(1.) This is a petition under Section 25, Provincial Small Cause Courts Act. The plaintiff filed a suit to recover a sum of Rs. 438-15-0 due under a pronote dated 20 January 1932. The executant is defendant 1. Defendants 2 to 4 are pro forma defendants. Defendant 1 contested the suit saying that it was not maintainable and disclaimed liability of the transaction as the suit was time barred. The Court below decreed the suit in its entirety, by its judgment dated 29 July 1939. Mr. Basu, on behalf of the petitioner, urges that under the Negotiable Instruments Act the present plaintiff is neither a holder of the pronote nor a holder in due course and, therefore, he was not entitled to file the suit.
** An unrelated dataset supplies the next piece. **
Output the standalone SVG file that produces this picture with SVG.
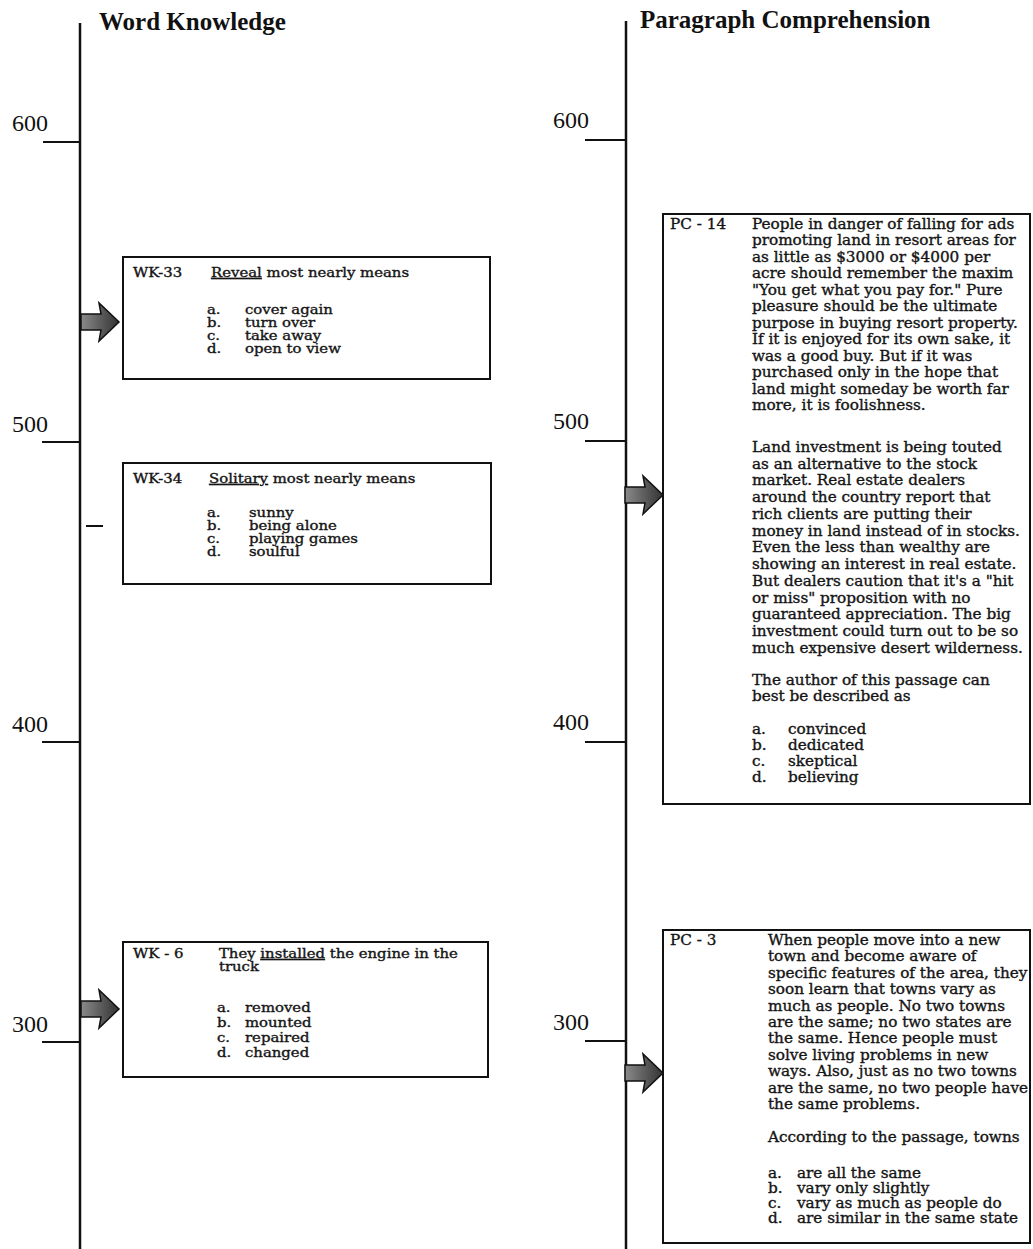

(2.) The plaintiff is one Sarat Chandra Ghosh, who is the common manager appointed of the estate of Rakhal Chandra Roy Bhagat, deceased, under a will executed by the latter. The sons of the testator were appointed executors. A dispute arose amongst them, which came up to the High Court and ended in a compromise order by which the present plaintiff came to be appointed the common manager. The pro forma defendant 2 was the payee under the pronote and the document also mentions the fact that the sum of Rs. 315 was being taken out of the funds of the estate. On the question of limitation the finding is that the suit was not barred by limitation.
(3.) As to the contention of Mr. Baau that the plaintiff is not the proper person to sue under the pronote, he has relied on various decisions in support of his contention. But when the plaintiff was appointed the common manager of the estate by Ex. 3 which is an order of this Court, he, for all intents and purposes represented the estate of Rakhal Chandra Roy Bhagat; and as has been held in Ghanashyam Das V/s. Raghu Sahu an endorsement and delivery is not the only method by which a negotiable instrument can be transferred on the basis of which a suit can be filed. The common manager was evidently appointed under Section 301, Succession Act.